-- start of DATA PROVIDED --

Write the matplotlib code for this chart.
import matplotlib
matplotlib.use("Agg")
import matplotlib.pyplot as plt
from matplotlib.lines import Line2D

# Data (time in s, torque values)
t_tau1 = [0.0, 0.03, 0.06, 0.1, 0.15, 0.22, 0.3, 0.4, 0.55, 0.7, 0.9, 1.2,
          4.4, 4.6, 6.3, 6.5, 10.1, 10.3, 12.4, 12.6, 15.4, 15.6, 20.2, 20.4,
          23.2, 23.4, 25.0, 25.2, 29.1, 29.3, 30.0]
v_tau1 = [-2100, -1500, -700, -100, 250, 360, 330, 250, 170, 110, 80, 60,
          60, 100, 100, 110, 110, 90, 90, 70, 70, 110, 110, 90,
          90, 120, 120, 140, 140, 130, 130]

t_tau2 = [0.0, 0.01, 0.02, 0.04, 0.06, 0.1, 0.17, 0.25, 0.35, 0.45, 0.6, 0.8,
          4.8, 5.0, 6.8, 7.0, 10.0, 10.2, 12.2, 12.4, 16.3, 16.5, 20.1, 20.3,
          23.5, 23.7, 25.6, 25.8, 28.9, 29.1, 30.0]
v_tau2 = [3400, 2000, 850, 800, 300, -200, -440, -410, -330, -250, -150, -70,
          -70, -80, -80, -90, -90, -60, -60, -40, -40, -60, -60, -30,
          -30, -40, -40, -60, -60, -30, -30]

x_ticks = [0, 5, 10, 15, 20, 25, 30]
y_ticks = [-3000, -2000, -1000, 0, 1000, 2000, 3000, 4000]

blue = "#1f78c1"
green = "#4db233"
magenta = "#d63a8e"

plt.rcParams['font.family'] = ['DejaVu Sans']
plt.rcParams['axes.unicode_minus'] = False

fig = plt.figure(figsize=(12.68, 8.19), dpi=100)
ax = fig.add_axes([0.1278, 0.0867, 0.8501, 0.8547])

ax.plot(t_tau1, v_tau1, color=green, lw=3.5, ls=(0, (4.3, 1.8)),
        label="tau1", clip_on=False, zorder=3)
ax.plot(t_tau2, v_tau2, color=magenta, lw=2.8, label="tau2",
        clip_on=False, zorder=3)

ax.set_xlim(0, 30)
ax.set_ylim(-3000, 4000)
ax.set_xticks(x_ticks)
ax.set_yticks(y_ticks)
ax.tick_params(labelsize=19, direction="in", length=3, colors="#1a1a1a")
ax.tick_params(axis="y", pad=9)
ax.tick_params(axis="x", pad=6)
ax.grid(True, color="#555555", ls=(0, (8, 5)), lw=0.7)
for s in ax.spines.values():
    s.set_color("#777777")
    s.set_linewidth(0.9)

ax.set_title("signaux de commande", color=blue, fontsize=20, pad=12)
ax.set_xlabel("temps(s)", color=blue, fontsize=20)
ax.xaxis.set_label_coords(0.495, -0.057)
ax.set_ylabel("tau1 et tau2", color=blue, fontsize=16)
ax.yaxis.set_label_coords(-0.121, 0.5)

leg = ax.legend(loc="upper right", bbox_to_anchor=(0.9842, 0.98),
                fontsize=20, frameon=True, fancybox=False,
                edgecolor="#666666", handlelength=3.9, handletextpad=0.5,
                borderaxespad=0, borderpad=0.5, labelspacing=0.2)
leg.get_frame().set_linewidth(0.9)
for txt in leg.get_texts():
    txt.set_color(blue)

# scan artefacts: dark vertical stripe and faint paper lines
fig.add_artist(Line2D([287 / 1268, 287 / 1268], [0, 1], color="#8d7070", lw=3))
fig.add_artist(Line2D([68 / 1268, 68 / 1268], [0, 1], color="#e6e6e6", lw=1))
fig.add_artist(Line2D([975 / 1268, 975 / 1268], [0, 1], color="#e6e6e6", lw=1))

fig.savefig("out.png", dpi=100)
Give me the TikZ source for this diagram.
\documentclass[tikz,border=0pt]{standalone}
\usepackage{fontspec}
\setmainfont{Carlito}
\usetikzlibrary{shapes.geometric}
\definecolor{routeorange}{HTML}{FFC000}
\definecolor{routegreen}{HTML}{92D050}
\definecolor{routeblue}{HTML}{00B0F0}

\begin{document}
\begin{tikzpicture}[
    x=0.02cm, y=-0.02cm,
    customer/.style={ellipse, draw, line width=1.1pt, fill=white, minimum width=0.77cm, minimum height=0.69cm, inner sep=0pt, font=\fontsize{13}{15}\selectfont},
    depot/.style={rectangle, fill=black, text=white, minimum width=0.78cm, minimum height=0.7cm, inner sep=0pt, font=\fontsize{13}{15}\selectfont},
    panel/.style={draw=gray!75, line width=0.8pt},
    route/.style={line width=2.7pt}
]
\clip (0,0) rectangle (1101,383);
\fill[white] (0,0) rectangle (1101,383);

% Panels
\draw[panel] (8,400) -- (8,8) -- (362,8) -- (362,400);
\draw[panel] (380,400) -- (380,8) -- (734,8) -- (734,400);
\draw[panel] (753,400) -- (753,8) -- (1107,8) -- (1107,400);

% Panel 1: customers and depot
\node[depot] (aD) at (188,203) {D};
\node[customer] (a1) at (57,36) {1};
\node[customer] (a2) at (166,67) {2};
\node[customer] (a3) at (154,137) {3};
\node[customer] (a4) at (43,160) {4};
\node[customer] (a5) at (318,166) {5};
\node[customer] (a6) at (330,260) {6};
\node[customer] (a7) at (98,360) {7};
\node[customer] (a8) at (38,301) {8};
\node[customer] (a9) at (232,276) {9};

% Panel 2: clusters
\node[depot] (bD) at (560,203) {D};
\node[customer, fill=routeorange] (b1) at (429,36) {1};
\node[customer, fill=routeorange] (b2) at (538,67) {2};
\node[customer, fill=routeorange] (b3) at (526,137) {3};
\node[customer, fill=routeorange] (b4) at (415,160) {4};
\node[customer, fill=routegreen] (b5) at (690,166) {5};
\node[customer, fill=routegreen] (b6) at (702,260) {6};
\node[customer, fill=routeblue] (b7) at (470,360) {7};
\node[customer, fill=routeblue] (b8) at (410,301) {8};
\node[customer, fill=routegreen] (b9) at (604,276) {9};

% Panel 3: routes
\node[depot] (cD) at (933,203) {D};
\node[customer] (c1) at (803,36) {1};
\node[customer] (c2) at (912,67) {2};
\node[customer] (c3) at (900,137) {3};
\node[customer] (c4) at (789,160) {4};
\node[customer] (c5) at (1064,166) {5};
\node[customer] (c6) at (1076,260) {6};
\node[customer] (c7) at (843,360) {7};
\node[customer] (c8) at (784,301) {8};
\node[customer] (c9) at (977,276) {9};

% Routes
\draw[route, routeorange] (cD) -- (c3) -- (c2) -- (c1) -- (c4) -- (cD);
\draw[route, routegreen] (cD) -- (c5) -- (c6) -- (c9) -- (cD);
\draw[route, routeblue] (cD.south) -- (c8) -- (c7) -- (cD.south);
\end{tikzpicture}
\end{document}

-- end of DATA PROVIDED --
-- start of DATA PROVIDED --

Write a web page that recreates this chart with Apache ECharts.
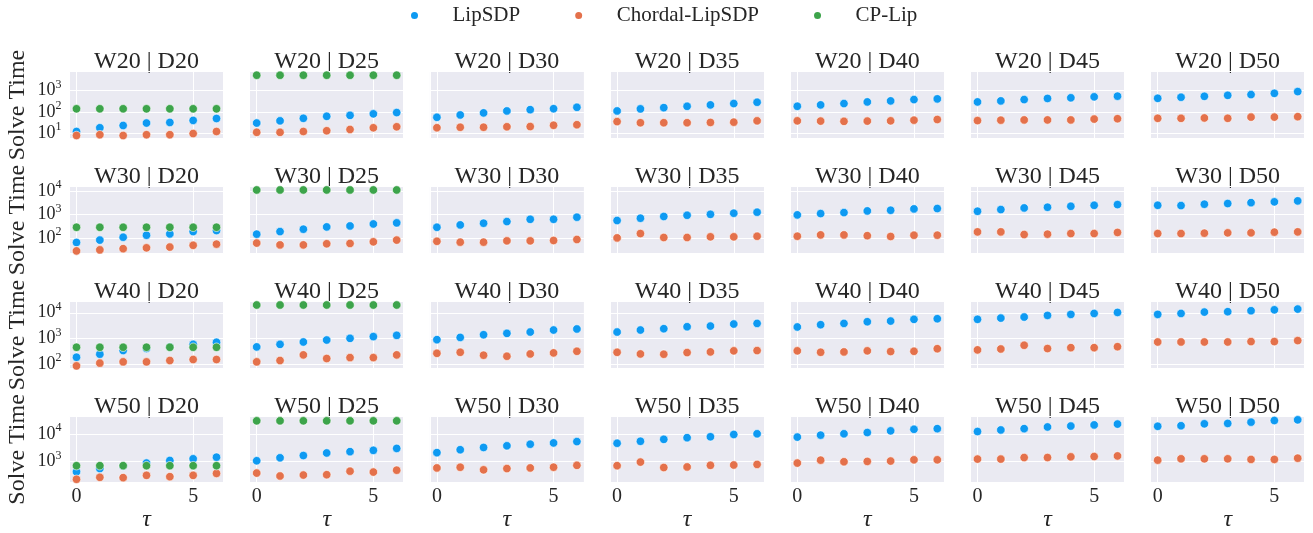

-- end of DATA PROVIDED --

• _WHAT IS EXPECTED_: Using the entries shown above, reproduce verbatim the lines from the line bearing "Give me the TikZ source for this diagram." to the line bearing "(1107,8) -- (1107,400);", inclusive.

• _FULL OUTPUT_:
Give me the TikZ source for this diagram.
\documentclass[tikz,border=0pt]{standalone}
\usepackage{fontspec}
\setmainfont{Carlito}
\usetikzlibrary{shapes.geometric}
\definecolor{routeorange}{HTML}{FFC000}
\definecolor{routegreen}{HTML}{92D050}
\definecolor{routeblue}{HTML}{00B0F0}

\begin{document}
\begin{tikzpicture}[
    x=0.02cm, y=-0.02cm,
    customer/.style={ellipse, draw, line width=1.1pt, fill=white, minimum width=0.77cm, minimum height=0.69cm, inner sep=0pt, font=\fontsize{13}{15}\selectfont},
    depot/.style={rectangle, fill=black, text=white, minimum width=0.78cm, minimum height=0.7cm, inner sep=0pt, font=\fontsize{13}{15}\selectfont},
    panel/.style={draw=gray!75, line width=0.8pt},
    route/.style={line width=2.7pt}
]
\clip (0,0) rectangle (1101,383);
\fill[white] (0,0) rectangle (1101,383);

% Panels
\draw[panel] (8,400) -- (8,8) -- (362,8) -- (362,400);
\draw[panel] (380,400) -- (380,8) -- (734,8) -- (734,400);
\draw[panel] (753,400) -- (753,8) -- (1107,8) -- (1107,400);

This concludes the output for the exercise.